If you're building from scratch (and you probably shouldn't be), the architecture looks like this:
1. **Ingestion:** Chunk your documents, generate embeddings AND build an inverted index for each chunk
2. **Query time:** Run both searches in parallel (latency is max of both, not sum)
3. **Fusion:** Combine results using RRF or weighted combination
4. **Reranking:** Apply a cross-encoder reranker on the fused top-k (see my article on reranking)
5. **Filtering:** Apply metadata filters (access control, recency, source) before or after fusion
## The Numbers
In my experience across multiple enterprise deployments, hybrid search consistently outperforms vector-only by 15-25% on retrieval precision for mixed query types. The improvement is even more dramatic (40%+) for queries containing specific identifiers, codes, or proper nouns. The related post on [measuring retrieval quality](/blog/rag-evaluation-retrieval-quality) goes further on this point.

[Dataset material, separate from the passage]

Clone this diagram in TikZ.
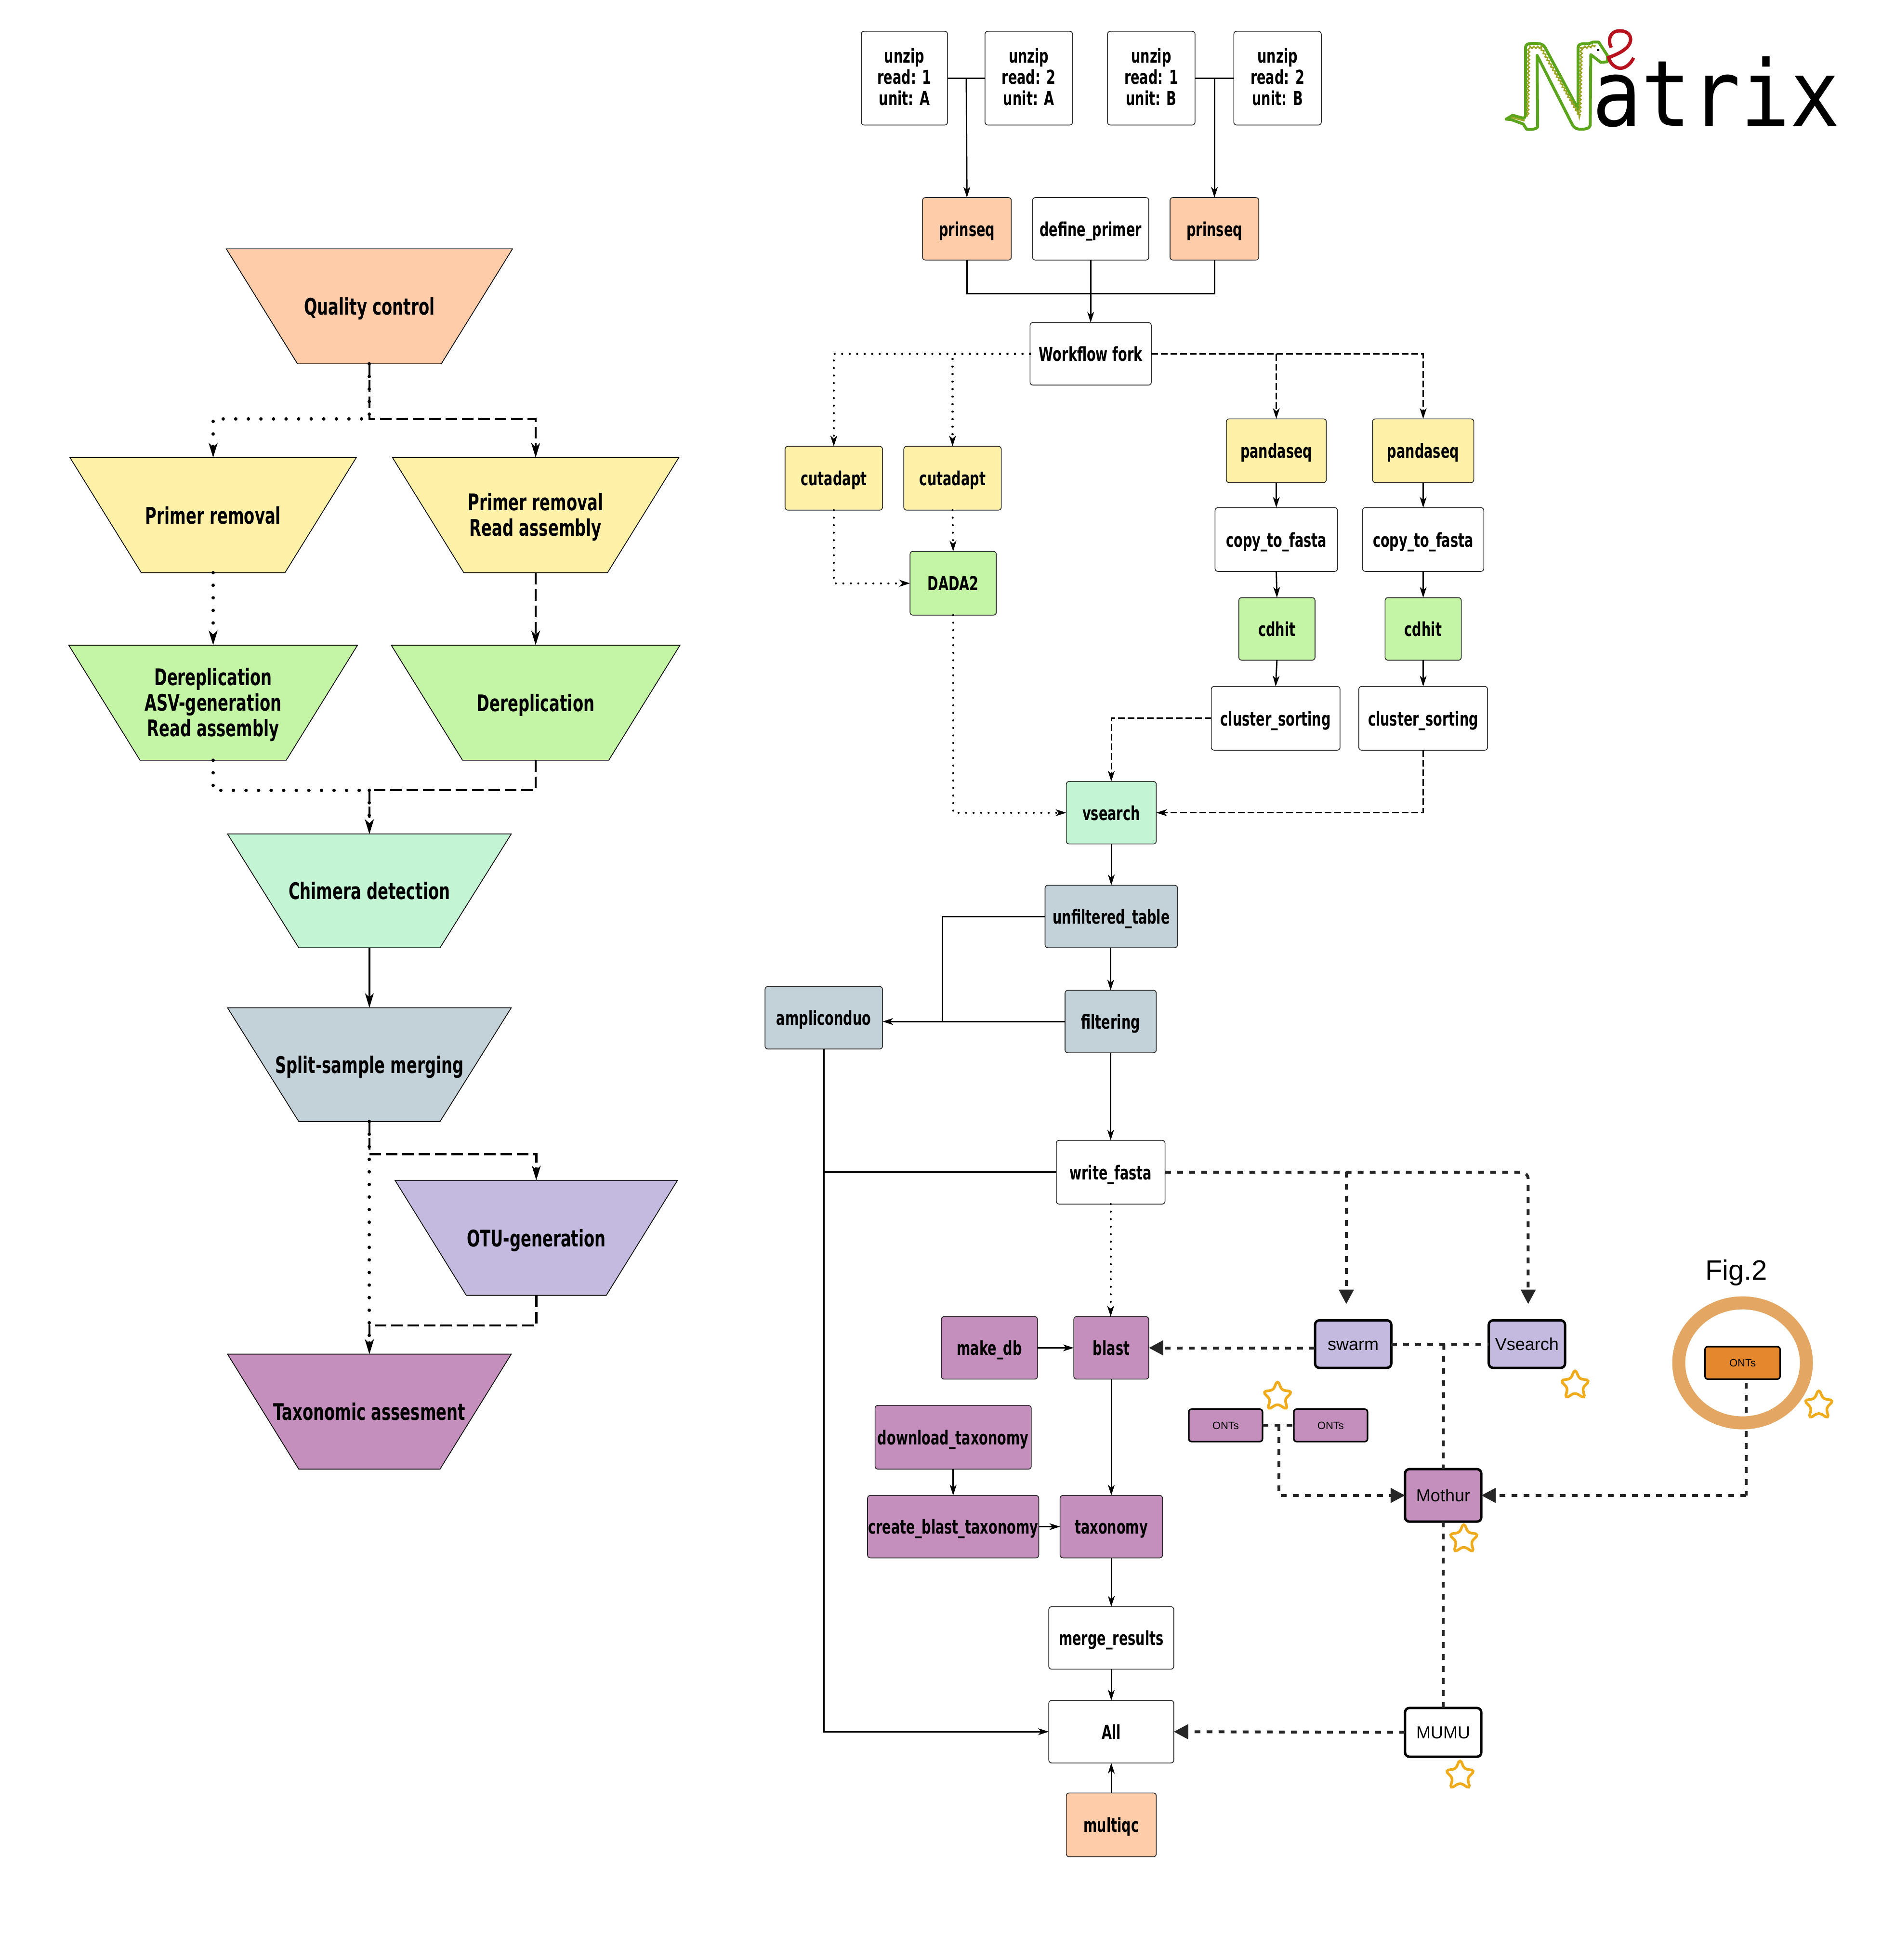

The latency cost is negligible. BM25 on an inverted index is sub-millisecond. You're already waiting 50-200ms for vector search. The fusion step is microseconds.
## The Takeaway
If you're building production RAG and you're only using vector search, you're leaving retrieval quality on the table. Adding BM25 is straightforward, the infrastructure exists, and the improvement is measurable from day one.
Semantic search finds meaning. Keyword search finds specifics. Your users need both. Give it to them.